Challenges in the Usage and Recycling of Composite Materials

While the advantages of composite materials are many, some challenges cannot be ignored. These primarily involve factors such as high initial production costs, limitations in recycling and environmental impact.

Overcoming the Limitations for a Sustainable Future with Composites

The high initial production costs are being addressed by focusing on the development of efficient and cost-effective manufacturing procedures. For instance, the use of automated fibre placement (AFP) and automated tape laying (ATL) technologies in the production of aerospace composites is being explored to lower production costs and increase efficiency.

The recyclability issue of composite materials warrants serious consideration for sustainable engineering practices. Various recycling techniques such as mechanical recycling, energy recovery, and feedstock recovery are being investigated for the recycling of composites, particularly thermoset composites.

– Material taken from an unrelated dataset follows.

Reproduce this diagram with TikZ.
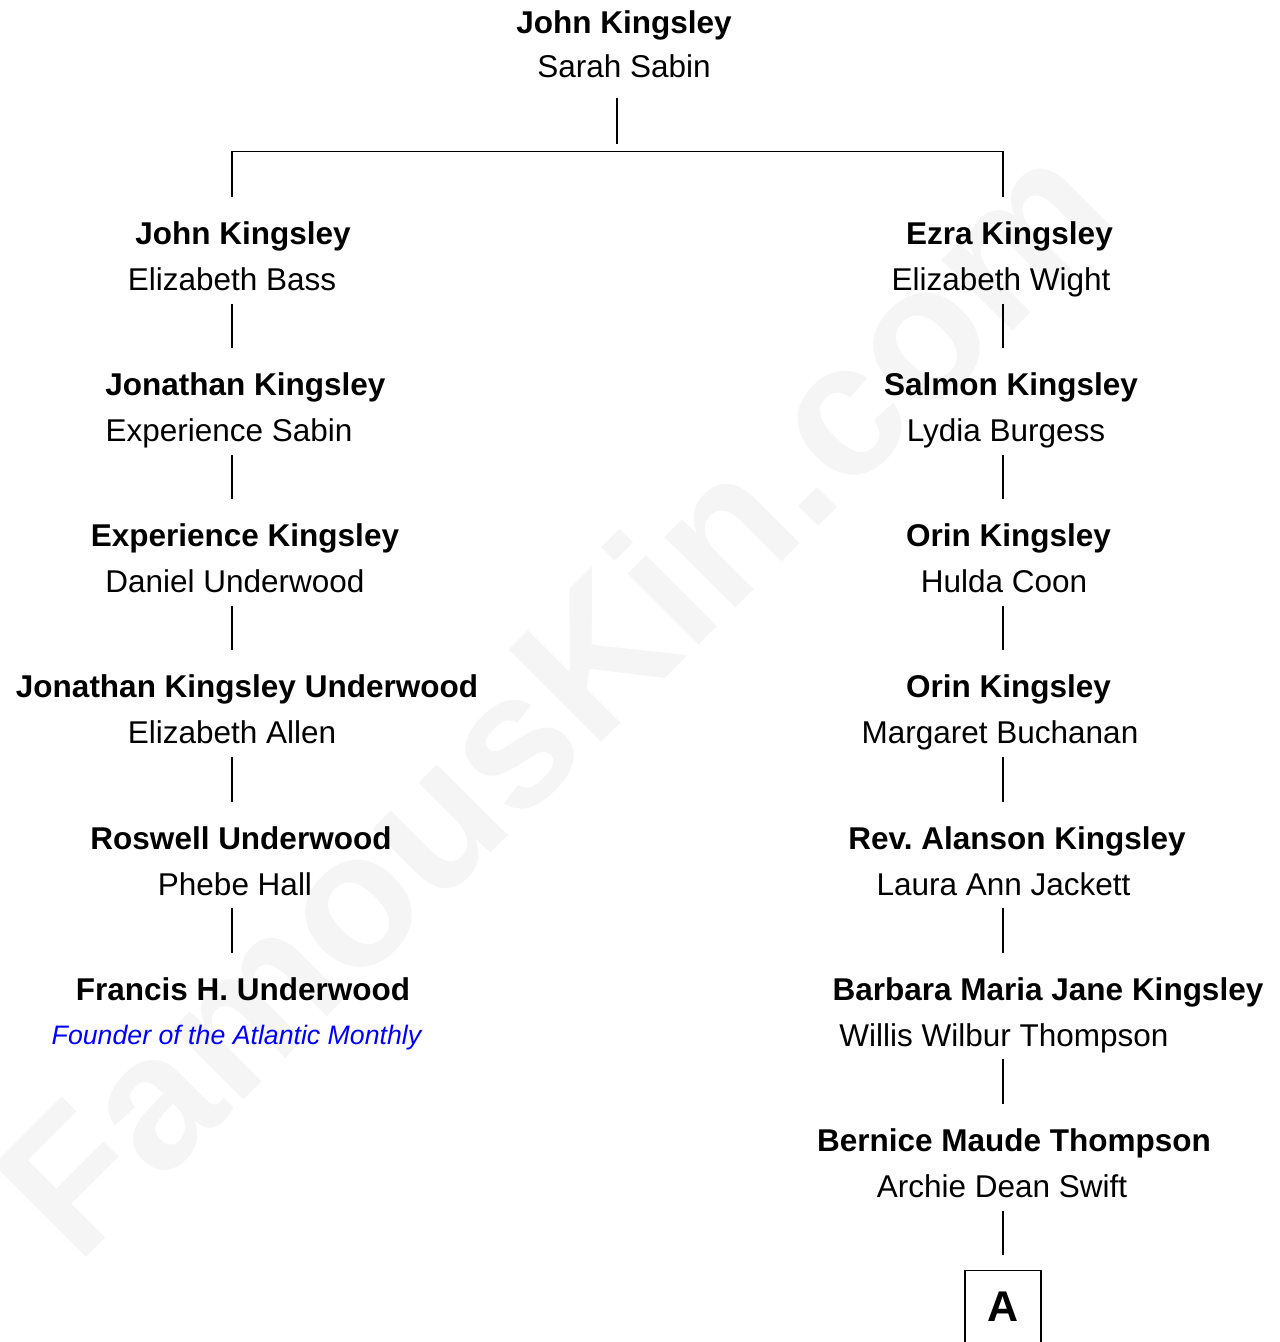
\documentclass[tikz,border=0pt]{standalone}
\usepackage{fontspec}
\setmainfont{Liberation Sans}
\usepackage{tikz}
\usetikzlibrary{positioning}
\frenchspacing

\begin{document}
\begin{tikzpicture}[
    x=1pt, y=-1pt,
    person/.style={rectangle, draw=none, anchor=base, inner xsep=0pt, inner ysep=24.7pt,
        text height=22.6pt, text depth=0pt, font=\fontsize{31.5}{36}\selectfont\bfseries},
    spouse/.style={rectangle, draw=none, anchor=base, inner xsep=0pt, inner ysep=13pt,
        text height=22.6pt, text depth=0pt, font=\fontsize{31.5}{36}\selectfont},
    note/.style={spouse, text=blue, font=\fontsize{26.7}{32}\selectfont\itshape},
    letterbox/.style={rectangle, draw, line width=1.3pt, anchor=north, inner sep=0pt,
        minimum width=76pt, minimum height=80pt, text height=30.8pt, text depth=10pt,
        font=\fontsize{43}{48}\selectfont\bfseries},
    watermark/.style={text=black!4, rotate=45, inner sep=0pt, text height=136pt, text depth=0pt,
        font=\fontsize{190}{200}\selectfont\bfseries},
    link/.style={line width=1.3pt}
    ]
    \useasboundingbox (0,0) rectangle (1280,1342);
    \node (Mark) [watermark] at (552,696) {FamousKin.com};

    \coordinate (ColL) at (232,0);
    \coordinate (ColR) at (1003,0);

    % top couple
    \node (Root) [person] at (624,33) {John Kingsley};
    \node (RootSp) [spouse, inner ysep=20pt] at (624,77.3) {Sarah Sabin};

    % left branch
    \node (Left01) [person] at (243,244.3) {John Kingsley};
    \node (LeftSp01) [spouse] at (232,290.3) {Elizabeth Bass};
    \node (Left02) [person] at (245.5,395.5) {Jonathan Kingsley};
    \node (LeftSp02) [spouse] at (229,441.5) {Experience Sabin};
    \node (Left03) [person] at (245,546.6) {Experience Kingsley};
    \node (LeftSp03) [spouse] at (235,592.6) {Daniel Underwood};
    \node (Left04) [person] at (247,697.8) {Jonathan Kingsley Underwood};
    \node (LeftSp04) [spouse] at (232,743.8) {Elizabeth Allen};
    \node (Left05) [person] at (241,849) {Roswell Underwood};
    \node (LeftSp05) [spouse] at (235,895) {Phebe Hall};
    \node (Left06) [person] at (243,1000.1) {Francis H. Underwood};
    \node (LeftNote06) [note] at (236.5,1044) {Founder of the Atlantic Monthly};

    % right branch
    \node (Right01) [person] at (1009.5,244.3) {Ezra Kingsley};
    \node (RightSp01) [spouse] at (1001,290.3) {Elizabeth Wight};
    \node (Right02) [person] at (1011,395.5) {Salmon Kingsley};
    \node (RightSp02) [spouse] at (1006,441.5) {Lydia Burgess};
    \node (Right03) [person] at (1008.5,546.6) {Orin Kingsley};
    \node (RightSp03) [spouse] at (1004,592.6) {Hulda Coon};
    \node (Right04) [person] at (1008.5,697.8) {Orin Kingsley};
    \node (RightSp04) [spouse] at (1000,743.8) {Margaret Buchanan};
    \node (Right05) [person] at (1017,849) {Rev. Alanson Kingsley};
    \node (RightSp05) [spouse] at (1003.5,895) {Laura Ann Jackett};
    \node (Right06) [person] at (1048,1000.1) {Barbara Maria Jane Kingsley};
    \node (RightSp06) [spouse] at (1004,1046.1) {Willis Wilbur Thompson};
    \node (Right07) [person] at (1014,1151.3) {Bernice Maude Thompson};
    \node (RightSp07) [spouse] at (1002,1197.3) {Archie Dean Swift};
    \node (BoxA) [letterbox] at (1003,1270) {A};

    % fork under the top couple
    \coordinate (ForkTop) at (617,144);
    \coordinate (BarL) at (232,151.7);
    \coordinate (BarR) at (1003,151.7);
    \draw[link] (RootSp.south -| ForkTop) -- (ForkTop);
    \draw[link] (Left01.north -| BarL) -- (BarL) -- (BarR) -- (Right01.north -| BarR);

    % descent lines
    \foreach \a/\b in {LeftSp01/Left02, LeftSp02/Left03, LeftSp03/Left04, LeftSp04/Left05, LeftSp05/Left06}
        \draw[link] (\a.south -| ColL) -- (\b.north -| ColL);
    \foreach \a/\b in {RightSp01/Right02, RightSp02/Right03, RightSp03/Right04, RightSp04/Right05,
        RightSp05/Right06, RightSp06/Right07}
        \draw[link] (\a.south -| ColR) -- (\b.north -| ColR);
    \draw[link, shorten >=15pt] (RightSp07.south -| ColR) -- (BoxA.north);
\end{tikzpicture}
\end{document}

In addition to this, research is being conducted into the development of bio-based composites and thermoplastic composites, which have a lower environmental impact and are easier to recycle. Addressing these challenges efficiently is crucial in ensuring that composite materials remain not only a viable but also a sustainable choice for future engineering applications. The combination of continual research, technological advancements, and a focus on sustainable practices should help overcome these hurdles and unlock the full potential of composite materials.